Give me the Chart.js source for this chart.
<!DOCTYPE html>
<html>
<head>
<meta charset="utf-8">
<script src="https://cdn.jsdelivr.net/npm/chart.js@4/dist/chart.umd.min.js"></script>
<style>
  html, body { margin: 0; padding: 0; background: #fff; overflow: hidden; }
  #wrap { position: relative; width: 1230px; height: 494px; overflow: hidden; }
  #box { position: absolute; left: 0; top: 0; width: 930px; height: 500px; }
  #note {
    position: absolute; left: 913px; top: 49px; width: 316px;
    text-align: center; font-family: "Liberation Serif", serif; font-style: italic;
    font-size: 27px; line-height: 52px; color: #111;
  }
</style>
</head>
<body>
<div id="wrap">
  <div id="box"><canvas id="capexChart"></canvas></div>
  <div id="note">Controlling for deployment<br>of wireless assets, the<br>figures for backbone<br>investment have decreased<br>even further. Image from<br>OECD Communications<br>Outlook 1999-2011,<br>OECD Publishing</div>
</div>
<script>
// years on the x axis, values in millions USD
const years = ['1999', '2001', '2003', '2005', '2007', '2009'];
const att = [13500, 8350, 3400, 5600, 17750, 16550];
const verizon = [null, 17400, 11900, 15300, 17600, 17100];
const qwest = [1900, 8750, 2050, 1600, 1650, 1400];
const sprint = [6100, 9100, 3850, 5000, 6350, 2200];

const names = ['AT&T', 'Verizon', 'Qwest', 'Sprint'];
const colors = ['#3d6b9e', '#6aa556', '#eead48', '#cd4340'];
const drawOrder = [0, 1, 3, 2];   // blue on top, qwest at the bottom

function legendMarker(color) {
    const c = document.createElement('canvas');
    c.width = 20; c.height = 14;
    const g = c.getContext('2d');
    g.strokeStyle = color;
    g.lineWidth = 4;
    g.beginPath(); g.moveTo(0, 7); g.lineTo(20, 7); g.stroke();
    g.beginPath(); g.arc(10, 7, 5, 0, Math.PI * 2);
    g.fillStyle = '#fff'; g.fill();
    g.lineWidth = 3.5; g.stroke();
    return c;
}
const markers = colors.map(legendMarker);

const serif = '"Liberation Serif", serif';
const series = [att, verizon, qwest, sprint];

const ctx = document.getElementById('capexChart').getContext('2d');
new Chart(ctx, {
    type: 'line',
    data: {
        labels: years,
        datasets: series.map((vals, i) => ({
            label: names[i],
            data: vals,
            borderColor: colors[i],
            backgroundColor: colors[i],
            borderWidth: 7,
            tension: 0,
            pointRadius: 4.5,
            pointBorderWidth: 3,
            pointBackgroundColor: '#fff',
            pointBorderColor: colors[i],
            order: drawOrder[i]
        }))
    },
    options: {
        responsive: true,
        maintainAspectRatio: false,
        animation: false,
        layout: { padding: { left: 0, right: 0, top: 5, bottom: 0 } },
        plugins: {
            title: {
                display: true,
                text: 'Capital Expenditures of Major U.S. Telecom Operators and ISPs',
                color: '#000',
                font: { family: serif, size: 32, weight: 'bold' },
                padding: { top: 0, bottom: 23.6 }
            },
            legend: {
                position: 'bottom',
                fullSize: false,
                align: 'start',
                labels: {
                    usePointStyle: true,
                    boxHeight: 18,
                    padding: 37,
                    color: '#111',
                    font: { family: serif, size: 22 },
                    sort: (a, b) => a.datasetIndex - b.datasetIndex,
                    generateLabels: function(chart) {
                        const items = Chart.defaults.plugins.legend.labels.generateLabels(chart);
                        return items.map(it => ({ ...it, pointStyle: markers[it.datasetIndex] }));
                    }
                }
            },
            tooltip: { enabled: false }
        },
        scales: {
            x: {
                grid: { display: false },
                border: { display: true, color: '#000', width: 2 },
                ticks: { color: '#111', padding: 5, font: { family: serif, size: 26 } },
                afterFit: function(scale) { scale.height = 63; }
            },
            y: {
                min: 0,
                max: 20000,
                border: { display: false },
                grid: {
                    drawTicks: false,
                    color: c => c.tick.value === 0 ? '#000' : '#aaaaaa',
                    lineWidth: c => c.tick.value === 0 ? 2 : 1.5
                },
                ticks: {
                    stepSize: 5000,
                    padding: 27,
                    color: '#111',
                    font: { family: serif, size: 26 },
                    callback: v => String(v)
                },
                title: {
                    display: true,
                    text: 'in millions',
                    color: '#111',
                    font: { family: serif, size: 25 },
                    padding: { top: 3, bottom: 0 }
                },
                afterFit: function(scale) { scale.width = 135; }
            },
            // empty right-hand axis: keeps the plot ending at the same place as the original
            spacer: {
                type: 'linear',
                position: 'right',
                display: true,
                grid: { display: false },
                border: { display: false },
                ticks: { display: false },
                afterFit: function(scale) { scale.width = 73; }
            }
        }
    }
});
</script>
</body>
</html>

Stated exercise:
All of the data above should be transcribed exactly.

Output of the task:
Give me the Chart.js source for this chart.
<!DOCTYPE html>
<html>
<head>
<meta charset="utf-8">
<script src="https://cdn.jsdelivr.net/npm/chart.js@4/dist/chart.umd.min.js"></script>
<style>
  html, body { margin: 0; padding: 0; background: #fff; overflow: hidden; }
  #wrap { position: relative; width: 1230px; height: 494px; overflow: hidden; }
  #box { position: absolute; left: 0; top: 0; width: 930px; height: 500px; }
  #note {
    position: absolute; left: 913px; top: 49px; width: 316px;
    text-align: center; font-family: "Liberation Serif", serif; font-style: italic;
    font-size: 27px; line-height: 52px; color: #111;
  }
</style>
</head>
<body>
<div id="wrap">
  <div id="box"><canvas id="capexChart"></canvas></div>
  <div id="note">Controlling for deployment<br>of wireless assets, the<br>figures for backbone<br>investment have decreased<br>even further. Image from<br>OECD Communications<br>Outlook 1999-2011,<br>OECD Publishing</div>
</div>
<script>
// years on the x axis, values in millions USD
const years = ['1999', '2001', '2003', '2005', '2007', '2009'];
const att = [13500, 8350, 3400, 5600, 17750, 16550];
const verizon = [null, 17400, 11900, 15300, 17600, 17100];
const qwest = [1900, 8750, 2050, 1600, 1650, 1400];
const sprint = [6100, 9100, 3850, 5000, 6350, 2200];

const names = ['AT&T', 'Verizon', 'Qwest', 'Sprint'];
const colors = ['#3d6b9e', '#6aa556', '#eead48', '#cd4340'];
const drawOrder = [0, 1, 3, 2];   // blue on top, qwest at the bottom

function legendMarker(color) {
    const c = document.createElement('canvas');
    c.width = 20; c.height = 14;
    const g = c.getContext('2d');
    g.strokeStyle = color;
    g.lineWidth = 4;
    g.beginPath(); g.moveTo(0, 7); g.lineTo(20, 7); g.stroke();
    g.beginPath(); g.arc(10, 7, 5, 0, Math.PI * 2);
    g.fillStyle = '#fff'; g.fill();
    g.lineWidth = 3.5; g.stroke();
    return c;
}
const markers = colors.map(legendMarker);

const serif = '"Liberation Serif", serif';
const series = [att, verizon, qwest, sprint];

const ctx = document.getElementById('capexChart').getContext('2d');
new Chart(ctx, {
    type: 'line',
    data: {
        labels: years,
        datasets: series.map((vals, i) => ({
            label: names[i],
            data: vals,
            borderColor: colors[i],
            backgroundColor: colors[i],
            borderWidth: 7,
            tension: 0,
            pointRadius: 4.5,
            pointBorderWidth: 3,
            pointBackgroundColor: '#fff',
            pointBorderColor: colors[i],
            order: drawOrder[i]
        }))
    },
    options: {
        responsive: true,
        maintainAspectRatio: false,
        animation: false,
        layout: { padding: { left: 0, right: 0, top: 5, bottom: 0 } },
        plugins: {
            title: {
                display: true,
                text: 'Capital Expenditures of Major U.S. Telecom Operators and ISPs',
                color: '#000',
                font: { family: serif, size: 32, weight: 'bold' },
                padding: { top: 0, bottom: 23.6 }
            },
            legend: {
                position: 'bottom',
                fullSize: false,
                align: 'start',
                labels: {
                    usePointStyle: true,
                    boxHeight: 18,
                    padding: 37,
                    color: '#111',
                    font: { family: serif, size: 22 },
                    sort: (a, b) => a.datasetIndex - b.datasetIndex,
                    generateLabels: function(chart) {
                        const items = Chart.defaults.plugins.legend.labels.generateLabels(chart);
                        return items.map(it => ({ ...it, pointStyle: markers[it.datasetIndex] }));
                    }
                }
            },
            tooltip: { enabled: false }
        },
        scales: {
            x: {
                grid: { display: false },
                border: { display: true, color: '#000', width: 2 },
                ticks: { color: '#111', padding: 5, font: { family: serif, size: 26 } },
                afterFit: function(scale) { scale.height = 63; }
            },
            y: {
                min: 0,
                max: 20000,
                border: { display: false },
                grid: {
                    drawTicks: false,
                    color: c => c.tick.value === 0 ? '#000' : '#aaaaaa',
                    lineWidth: c => c.tick.value === 0 ? 2 : 1.5
                },
                ticks: {
                    stepSize: 5000,
                    padding: 27,
                    color: '#111',
                    font: { family: serif, size: 26 },
                    callback: v => String(v)
                },
                title: {
                    display: true,
                    text: 'in millions',
                    color: '#111',
                    font: { family: serif, size: 25 },
                    padding: { top: 3, bottom: 0 }
                },
                afterFit: function(scale) { scale.width = 135; }
            },
            // empty right-hand axis: keeps the plot ending at the same place as the original
            spacer: {
                type: 'linear',
                position: 'right',
                display: true,
                grid: { display: false },
                border: { display: false },
                ticks: { display: false },
                afterFit: function(scale) { scale.width = 73; }
            }
        }
    }
});
</script>
</body>
</html>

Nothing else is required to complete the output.